**INFORMATION PROVIDED**
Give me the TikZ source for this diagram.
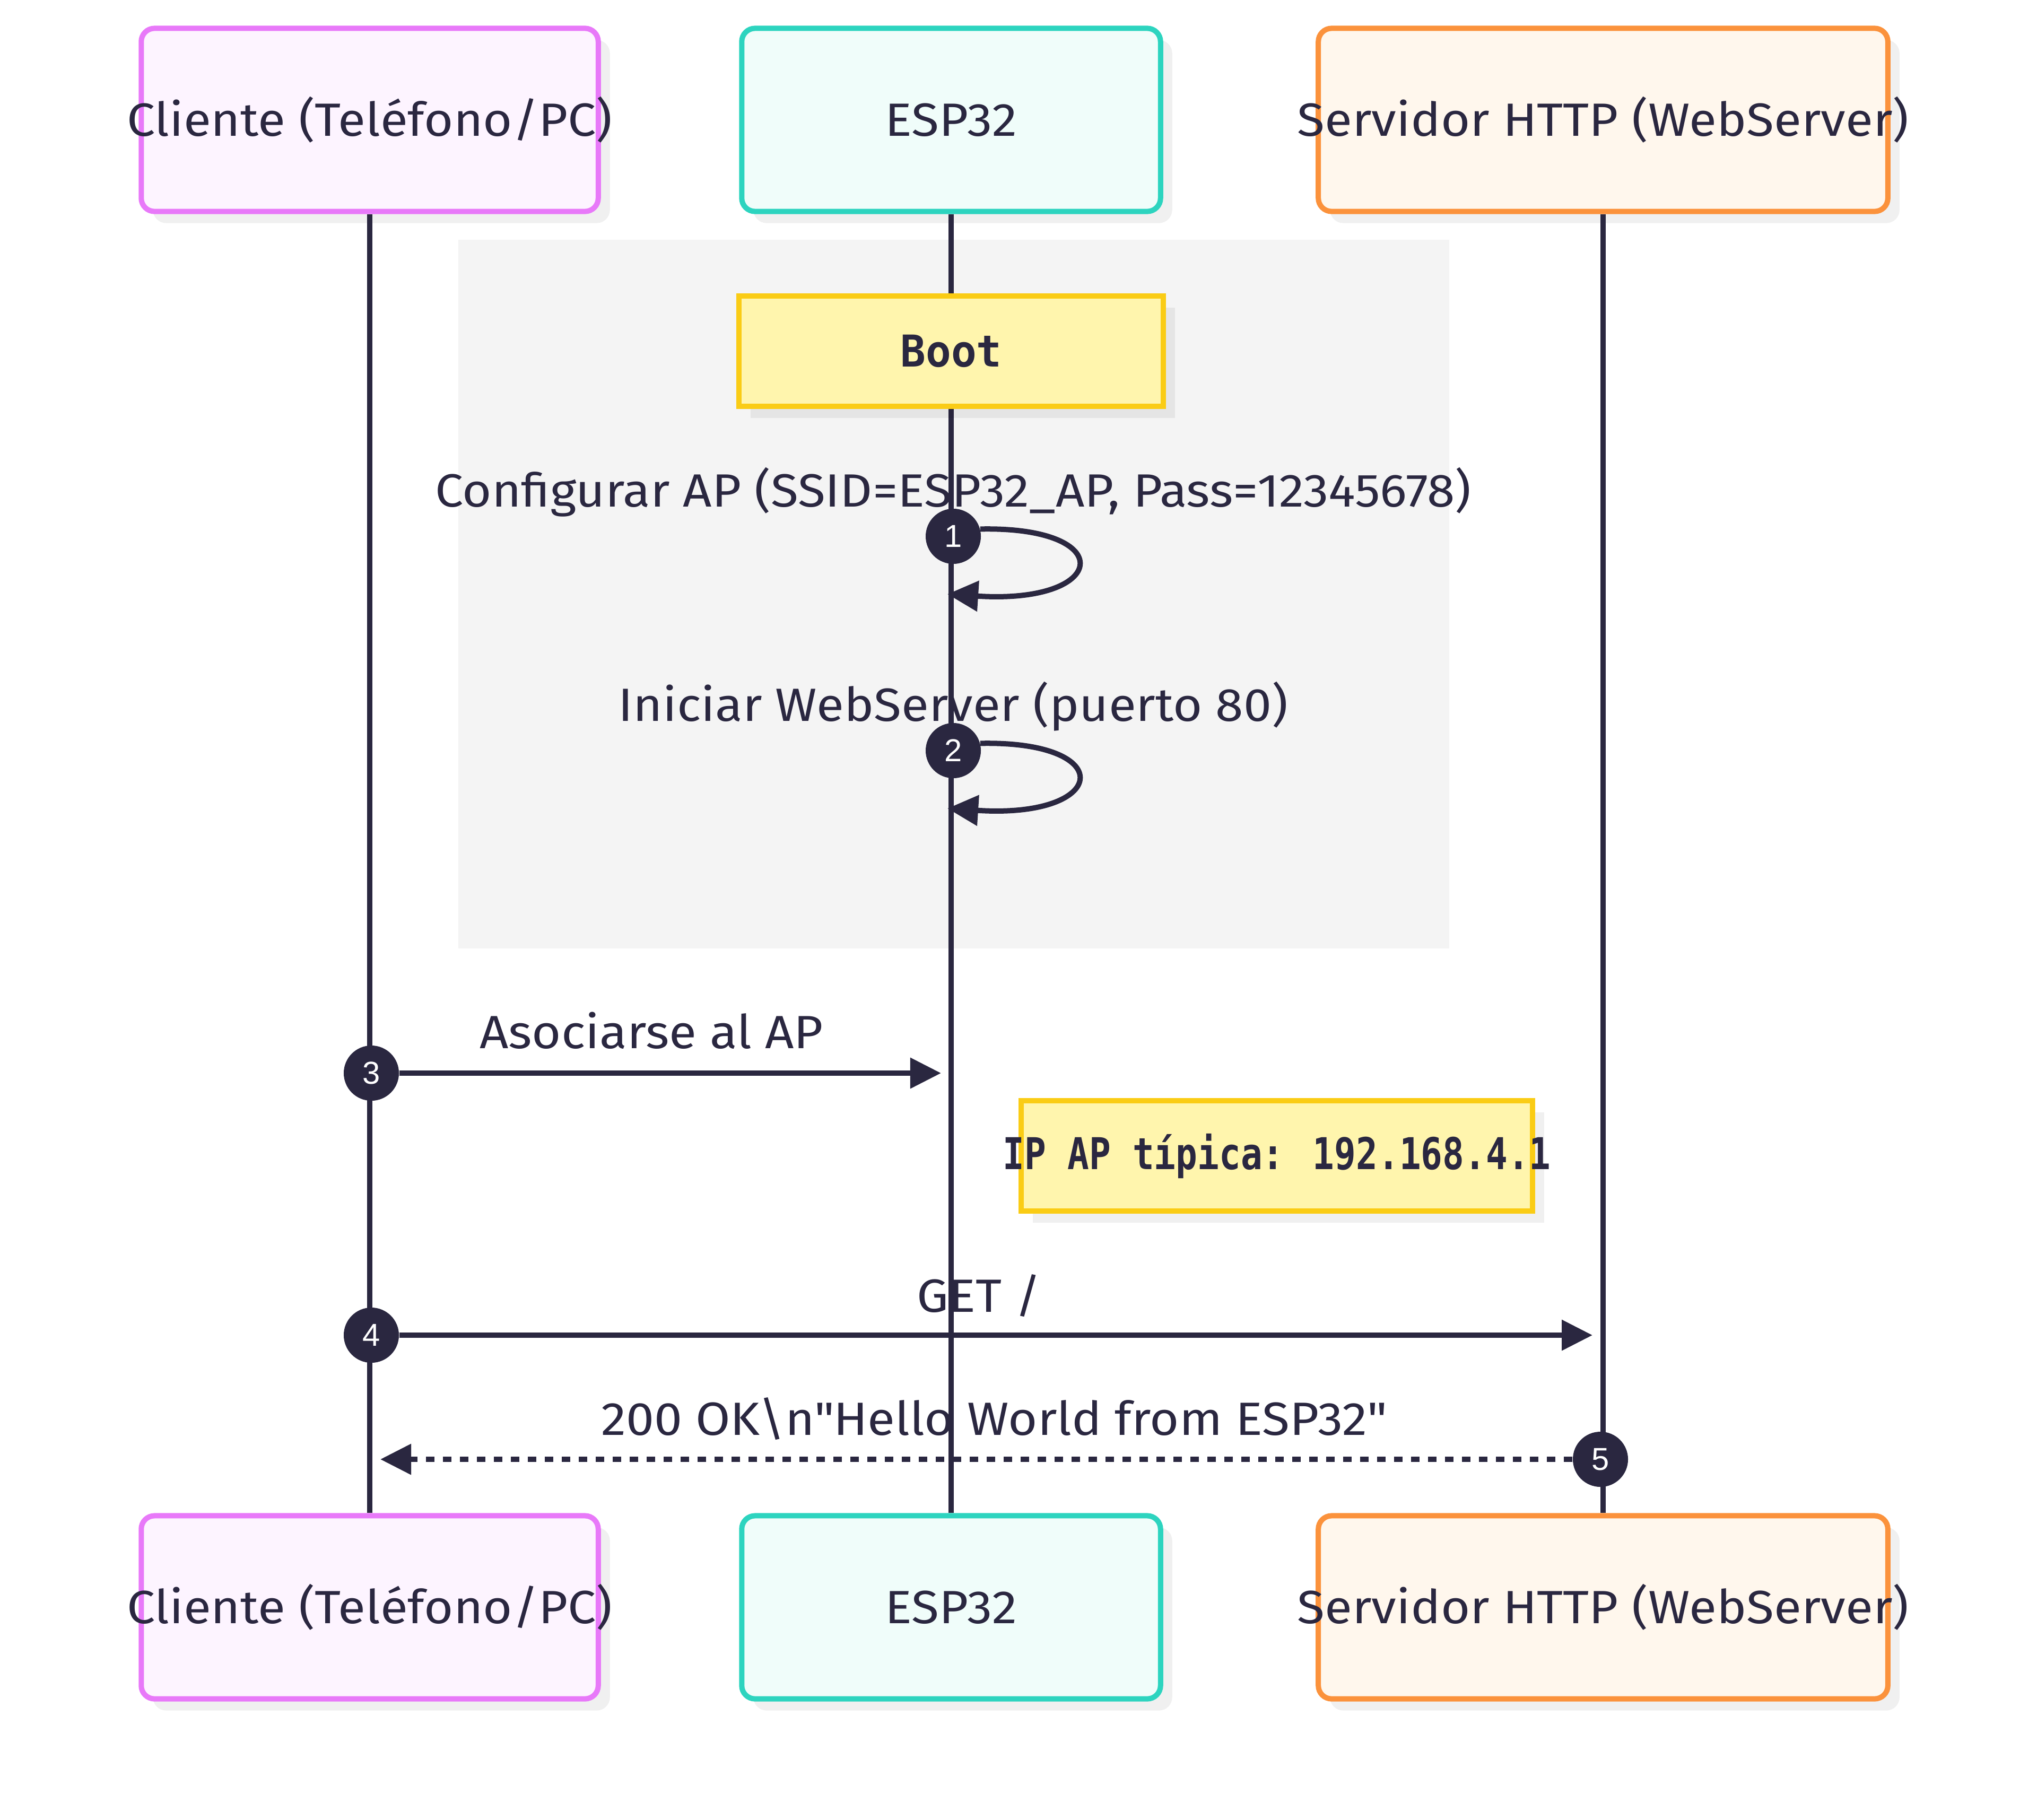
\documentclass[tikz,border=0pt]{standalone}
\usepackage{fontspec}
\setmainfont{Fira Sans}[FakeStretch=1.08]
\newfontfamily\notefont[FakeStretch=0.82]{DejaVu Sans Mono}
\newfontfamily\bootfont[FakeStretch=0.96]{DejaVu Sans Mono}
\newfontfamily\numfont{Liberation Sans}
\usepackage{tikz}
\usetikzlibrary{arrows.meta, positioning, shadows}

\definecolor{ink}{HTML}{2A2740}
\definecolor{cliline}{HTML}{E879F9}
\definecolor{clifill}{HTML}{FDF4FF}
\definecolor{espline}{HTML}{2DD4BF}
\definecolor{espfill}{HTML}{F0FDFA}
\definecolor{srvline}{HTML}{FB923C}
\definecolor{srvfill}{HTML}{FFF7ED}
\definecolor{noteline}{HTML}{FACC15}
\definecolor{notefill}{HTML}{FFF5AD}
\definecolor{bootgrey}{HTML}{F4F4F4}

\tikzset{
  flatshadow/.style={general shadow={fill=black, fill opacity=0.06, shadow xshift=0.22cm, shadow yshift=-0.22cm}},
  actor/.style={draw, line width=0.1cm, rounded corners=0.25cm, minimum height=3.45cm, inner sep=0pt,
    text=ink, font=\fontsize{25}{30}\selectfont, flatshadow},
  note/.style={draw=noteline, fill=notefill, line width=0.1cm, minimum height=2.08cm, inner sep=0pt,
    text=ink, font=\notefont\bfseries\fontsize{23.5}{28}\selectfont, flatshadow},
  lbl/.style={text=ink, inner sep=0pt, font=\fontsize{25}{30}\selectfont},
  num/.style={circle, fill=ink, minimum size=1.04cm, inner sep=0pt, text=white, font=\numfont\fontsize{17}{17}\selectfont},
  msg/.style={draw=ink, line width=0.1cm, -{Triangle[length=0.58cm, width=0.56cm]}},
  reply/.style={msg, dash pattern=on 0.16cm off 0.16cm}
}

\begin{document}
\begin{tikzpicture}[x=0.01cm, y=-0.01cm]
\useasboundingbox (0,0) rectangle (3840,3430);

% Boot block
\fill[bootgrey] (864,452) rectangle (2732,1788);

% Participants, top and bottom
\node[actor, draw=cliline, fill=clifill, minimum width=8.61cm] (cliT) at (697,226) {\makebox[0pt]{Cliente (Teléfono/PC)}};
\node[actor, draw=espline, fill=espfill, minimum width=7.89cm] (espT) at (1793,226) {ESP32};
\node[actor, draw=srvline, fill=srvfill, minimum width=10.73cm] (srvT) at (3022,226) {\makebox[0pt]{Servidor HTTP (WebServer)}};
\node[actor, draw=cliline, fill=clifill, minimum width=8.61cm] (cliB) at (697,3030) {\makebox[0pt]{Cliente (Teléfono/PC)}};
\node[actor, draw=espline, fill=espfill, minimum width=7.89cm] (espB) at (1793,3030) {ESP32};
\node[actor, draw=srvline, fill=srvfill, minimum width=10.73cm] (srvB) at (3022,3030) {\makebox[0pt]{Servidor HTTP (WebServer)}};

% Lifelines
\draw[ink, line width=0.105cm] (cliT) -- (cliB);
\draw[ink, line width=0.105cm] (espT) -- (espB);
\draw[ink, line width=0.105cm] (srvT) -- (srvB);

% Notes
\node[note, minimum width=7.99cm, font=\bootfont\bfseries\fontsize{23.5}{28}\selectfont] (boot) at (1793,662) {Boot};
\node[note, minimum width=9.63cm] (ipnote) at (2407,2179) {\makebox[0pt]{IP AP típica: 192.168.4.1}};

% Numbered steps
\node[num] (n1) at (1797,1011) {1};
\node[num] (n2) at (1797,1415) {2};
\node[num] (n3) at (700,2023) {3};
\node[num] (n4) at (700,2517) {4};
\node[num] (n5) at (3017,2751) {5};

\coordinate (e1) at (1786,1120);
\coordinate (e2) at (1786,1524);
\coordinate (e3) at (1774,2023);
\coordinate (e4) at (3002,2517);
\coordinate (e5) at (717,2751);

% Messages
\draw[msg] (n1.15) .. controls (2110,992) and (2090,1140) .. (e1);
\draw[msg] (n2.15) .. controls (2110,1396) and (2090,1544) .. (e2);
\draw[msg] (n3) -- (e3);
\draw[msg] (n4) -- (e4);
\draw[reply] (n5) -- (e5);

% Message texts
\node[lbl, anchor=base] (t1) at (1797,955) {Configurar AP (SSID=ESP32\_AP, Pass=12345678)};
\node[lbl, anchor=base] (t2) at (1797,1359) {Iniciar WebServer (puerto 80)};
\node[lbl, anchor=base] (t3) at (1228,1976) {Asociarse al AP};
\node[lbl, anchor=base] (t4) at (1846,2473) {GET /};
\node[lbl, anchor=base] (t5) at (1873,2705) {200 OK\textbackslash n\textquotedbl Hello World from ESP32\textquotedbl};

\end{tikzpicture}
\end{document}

**EXERCISE DESCRIPTION**
Reproduce every line above as written, skipping pictures.

**EXPECTED OUTPUT**
Give me the TikZ source for this diagram.
\documentclass[tikz,border=0pt]{standalone}
\usepackage{fontspec}
\setmainfont{Fira Sans}[FakeStretch=1.08]
\newfontfamily\notefont[FakeStretch=0.82]{DejaVu Sans Mono}
\newfontfamily\bootfont[FakeStretch=0.96]{DejaVu Sans Mono}
\newfontfamily\numfont{Liberation Sans}
\usepackage{tikz}
\usetikzlibrary{arrows.meta, positioning, shadows}

\definecolor{ink}{HTML}{2A2740}
\definecolor{cliline}{HTML}{E879F9}
\definecolor{clifill}{HTML}{FDF4FF}
\definecolor{espline}{HTML}{2DD4BF}
\definecolor{espfill}{HTML}{F0FDFA}
\definecolor{srvline}{HTML}{FB923C}
\definecolor{srvfill}{HTML}{FFF7ED}
\definecolor{noteline}{HTML}{FACC15}
\definecolor{notefill}{HTML}{FFF5AD}
\definecolor{bootgrey}{HTML}{F4F4F4}

\tikzset{
  flatshadow/.style={general shadow={fill=black, fill opacity=0.06, shadow xshift=0.22cm, shadow yshift=-0.22cm}},
  actor/.style={draw, line width=0.1cm, rounded corners=0.25cm, minimum height=3.45cm, inner sep=0pt,
    text=ink, font=\fontsize{25}{30}\selectfont, flatshadow},
  note/.style={draw=noteline, fill=notefill, line width=0.1cm, minimum height=2.08cm, inner sep=0pt,
    text=ink, font=\notefont\bfseries\fontsize{23.5}{28}\selectfont, flatshadow},
  lbl/.style={text=ink, inner sep=0pt, font=\fontsize{25}{30}\selectfont},
  num/.style={circle, fill=ink, minimum size=1.04cm, inner sep=0pt, text=white, font=\numfont\fontsize{17}{17}\selectfont},
  msg/.style={draw=ink, line width=0.1cm, -{Triangle[length=0.58cm, width=0.56cm]}},
  reply/.style={msg, dash pattern=on 0.16cm off 0.16cm}
}

\begin{document}
\begin{tikzpicture}[x=0.01cm, y=-0.01cm]
\useasboundingbox (0,0) rectangle (3840,3430);

% Boot block
\fill[bootgrey] (864,452) rectangle (2732,1788);

% Participants, top and bottom
\node[actor, draw=cliline, fill=clifill, minimum width=8.61cm] (cliT) at (697,226) {\makebox[0pt]{Cliente (Teléfono/PC)}};
\node[actor, draw=espline, fill=espfill, minimum width=7.89cm] (espT) at (1793,226) {ESP32};
\node[actor, draw=srvline, fill=srvfill, minimum width=10.73cm] (srvT) at (3022,226) {\makebox[0pt]{Servidor HTTP (WebServer)}};
\node[actor, draw=cliline, fill=clifill, minimum width=8.61cm] (cliB) at (697,3030) {\makebox[0pt]{Cliente (Teléfono/PC)}};
\node[actor, draw=espline, fill=espfill, minimum width=7.89cm] (espB) at (1793,3030) {ESP32};
\node[actor, draw=srvline, fill=srvfill, minimum width=10.73cm] (srvB) at (3022,3030) {\makebox[0pt]{Servidor HTTP (WebServer)}};

% Lifelines
\draw[ink, line width=0.105cm] (cliT) -- (cliB);
\draw[ink, line width=0.105cm] (espT) -- (espB);
\draw[ink, line width=0.105cm] (srvT) -- (srvB);

% Notes
\node[note, minimum width=7.99cm, font=\bootfont\bfseries\fontsize{23.5}{28}\selectfont] (boot) at (1793,662) {Boot};
\node[note, minimum width=9.63cm] (ipnote) at (2407,2179) {\makebox[0pt]{IP AP típica: 192.168.4.1}};

% Numbered steps
\node[num] (n1) at (1797,1011) {1};
\node[num] (n2) at (1797,1415) {2};
\node[num] (n3) at (700,2023) {3};
\node[num] (n4) at (700,2517) {4};
\node[num] (n5) at (3017,2751) {5};

\coordinate (e1) at (1786,1120);
\coordinate (e2) at (1786,1524);
\coordinate (e3) at (1774,2023);
\coordinate (e4) at (3002,2517);
\coordinate (e5) at (717,2751);

% Messages
\draw[msg] (n1.15) .. controls (2110,992) and (2090,1140) .. (e1);
\draw[msg] (n2.15) .. controls (2110,1396) and (2090,1544) .. (e2);
\draw[msg] (n3) -- (e3);
\draw[msg] (n4) -- (e4);
\draw[reply] (n5) -- (e5);

% Message texts
\node[lbl, anchor=base] (t1) at (1797,955) {Configurar AP (SSID=ESP32\_AP, Pass=12345678)};
\node[lbl, anchor=base] (t2) at (1797,1359) {Iniciar WebServer (puerto 80)};
\node[lbl, anchor=base] (t3) at (1228,1976) {Asociarse al AP};
\node[lbl, anchor=base] (t4) at (1846,2473) {GET /};
\node[lbl, anchor=base] (t5) at (1873,2705) {200 OK\textbackslash n\textquotedbl Hello World from ESP32\textquotedbl};

\end{tikzpicture}
\end{document}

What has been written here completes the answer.